Wait, you said western world then skipped to the 19th century. Did you want to discuss how Native Americans would marry to strengthen their family and it would bring shame and dishonor, even sometimes death on a man or woman to cheat or divorce from a spouse.
Western world and 19th century are not mutually exclusive. I'm speaking of the legal aspects, and in almost all of the US (Louisiana being the exception), that is the tradition of English Common Law. However, even in the Code Civil, marriage is still a property arrangement. I'm afraid that there is no current legal system outside of tribal territories that is based on Native American tradition, so it really isn't germaine to what a "traditional" marriage is, in legal history terms.
Or what about the fact that in the 18th and 19th century, a wife was EXPECTED to clean, cook and take care of the kids in THEIR home while the husband was providing the resources for the family.
Um, not necessarily. That depended very largely upon socio-economic class. In that era, domestic service was much more common; if you could afford help you hired it, because all of that cooking, cleaning, etc. was backbreaking manual labor, and a "good" provider would want to show that he had the resources to relieve his wife of that labor.
They didn't live two separate lives and occasionally hung out on the weekends because they had to work together to raise a family. Do you really think love wasn't involved in any of this?
Well, there is love, and there is contractual duty -- the consideration that I spoke of earlier. Believe me, people stay married for a long, long time for a whole lot of reasons that are not necessarily about love, though as a general rule, fondness will often develop over time when you live with someone. Fondness is a lot more normal than passion, however.
I'm a first-generation American, and just about every marriage that I am familiar with in my extended family prior to my generation was NOT a case of getting married because they loved one another -- and this in a country where divorce was not legalized until 1997!
My parents were fond of one another in their way, and they were married for 35 years (until my father's death). They also fought like cats and dogs every day of their married lives. They got married because my father wanted a good homemaker, and my mother wanted security and an escape from the second-class citizenship of 1930's spinsterhood. They were both very religious, and they took promises made before God very seriously -- they said until death do us part, and as far as they were concerned, that was non-negotiable. My paternal grandfather abandoned my grandmother with 8 children to raise, yet they remained married for another 30 years, and neither one ever said a bad word against the other in one of their childrens' hearing.
The traditions i'm talking about are the basic ones that have survived the evolution of marriage like loyalty, honesty, love and being faithful. Are you seriously telling me that you can sacrifice one of those and have a great marriage? Or living in two separate homes because you can't stand living with your spouse but want to occasionally hang out to prevent divorce, that's a healthy marriage?
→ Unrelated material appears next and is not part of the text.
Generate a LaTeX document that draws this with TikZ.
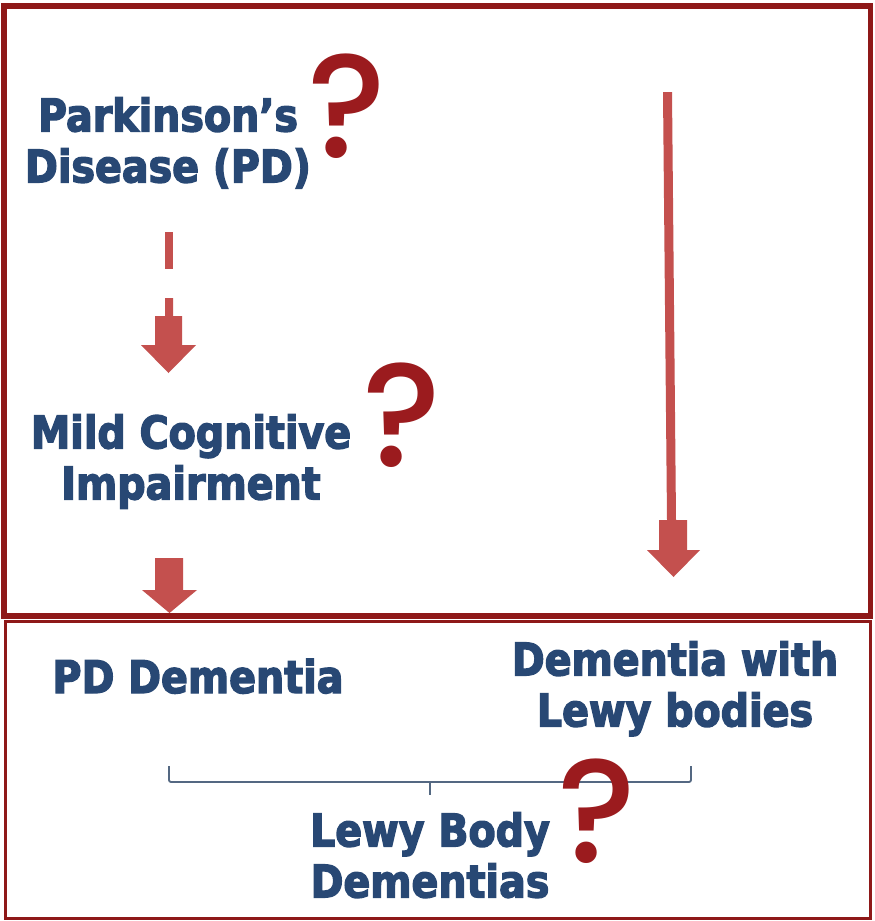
\documentclass[tikz,border=0pt]{standalone}
\usepackage{fontspec}
\setmainfont{DejaVu Sans}
\newfontfamily\lblfont[FakeStretch=0.88,FakeBold=3]{DejaVu Sans Bold}
\newfontfamily\qfont{Poppins Medium}
\definecolor{framered}{RGB}{142,24,24}
\definecolor{arrowred}{RGB}{196,80,78}
\definecolor{qred}{RGB}{155,27,30}
\definecolor{txtblue}{RGB}{40,72,116}
\definecolor{bracegray}{RGB}{84,104,130}
\begin{document}
\begin{tikzpicture}[x=1pt,y=-1pt,
  lbl/.style={font=\lblfont\fontsize{45}{51}\selectfont, text=txtblue, align=center, inner sep=0pt},
  qmark/.style={font=\qfont\fontsize{147}{147}\selectfont, text=qred, inner sep=0pt, anchor=base},
  blockarrow/.style={fill=arrowred, draw=none},
  bracket/.style={draw=bracegray, line width=1.8pt, rounded corners=2pt}]
\useasboundingbox (0,0) rectangle (875,921);
\fill[white] (0,0) rectangle (875,921);

% frames
\draw[framered, line width=5.5pt] (4,6) rectangle (870.5,616);
\draw[framered, line width=3pt] (5.5,621.5) rectangle (870,918.5);

% labels
\node[lbl, anchor=north] (pd) at (168,97) {Parkinson’s\\Disease (PD)};
\node[lbl, anchor=north] (mci) at (191,414) {Mild Cognitive\\Impairment};
\node[lbl, anchor=base] (pdd) at (198,693) {PD Dementia};
\node[lbl, anchor=north] (dlb) at (675,641) {Dementia with\\Lewy bodies};
\node[lbl, anchor=north] (lbd) at (430,812) {Lewy Body\\Dementias};

% question marks
\node[qmark] (q1) at (347,157) {?};
\node[qmark] (q2) at (402,466) {?};

% bracket grouping the two dementias
\coordinate (bl) at (169,766);
\coordinate (br) at (691,766);
\coordinate (bm) at (430,782);
\draw[bracket] (bl) -- (169,782) -- (691,782) -- (br);
\draw[bracegray, line width=1.8pt] (bm) -- (430,795);
\node[qmark] (q3) at (597,862) {?};

% dashed arrow PD -> MCI
\fill[blockarrow] (165,232) rectangle (173,269);
\fill[blockarrow] (165,298) -- (173,298) -- (173,316) -- (182,316) -- (182,345)
  -- (196,345) -- (168.5,373) -- (141,345) -- (155,345) -- (155,316) -- (165,316) -- cycle;

% arrow MCI -> PD dementia
\fill[blockarrow] (155,558) -- (183,558) -- (183,590) -- (197,590) -- (169.5,613)
  -- (142,590) -- (155,590) -- cycle;

% long arrow down to DLB
\fill[blockarrow] (663,92) -- (672,92) -- (676,520) -- (687,520) -- (687,550)
  -- (700,550) -- (673.5,577) -- (647,550) -- (659,550) -- (659,520) -- (667,520) -- cycle;
\end{tikzpicture}
\end{document}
But many of those "traditions" are quite new, in legal terms. Adultery on the part of the husband wasn't legal grounds for divorce in Common Law until 1857, and there was a huge debate on the topic, because many lawmakers feared that husbands would use that as license to escape from an unwanted marriage. (In the days before reliable records, once a man was gone, he was gone; there really wasn't any way to trace someone who was not wealthy or prominant, so if he didn't want to pay any support, it was a simple matter not to.)
As to loyalty, it isn't necessarily equivalent to love. How many people are loyal to an employer because of a paycheck? Or loyal to a political party because of what positions it does NOT support? You don't have to love someone to feel that you owe that person loyalty.
And no, popular culture defines marriage as Kim Kardashian or Jessica Simpson or Brittany Spears or anyone else that does it as a PR move or a relationship out of lust. And now they add another chic lifestyle by making it ok to live in separate homes if things get too rough. That's popular culture's version of marriage and that's what I've been talking to in my posts.
You can personally define marriage any way that you want, but one look at the wedding industry will show you that real popular culture (not just prurient celebrity gossip) defines marriage as being all about romantic love. To hear young brides (and Nicholas Sparks novels) tell it, it is supposed to be hearts and flowers for ever and ever. There is a huge reason that the Catholic Church requires counseling before a wedding will be performed -- in a faith that does not condone divorce, they want to be sure that you are going in with open eyes, not rose-coloured glasses. (It doesn't always work, of course, but they do try.)
Happiness and contentment in marriage is all about expectations. If both partners are completely open about their expectations and get those expectations continually met, it will be a good marriage for them. If you asked my mother if her marriage was happy, she would have told you that it was, because she got what she wanted from it.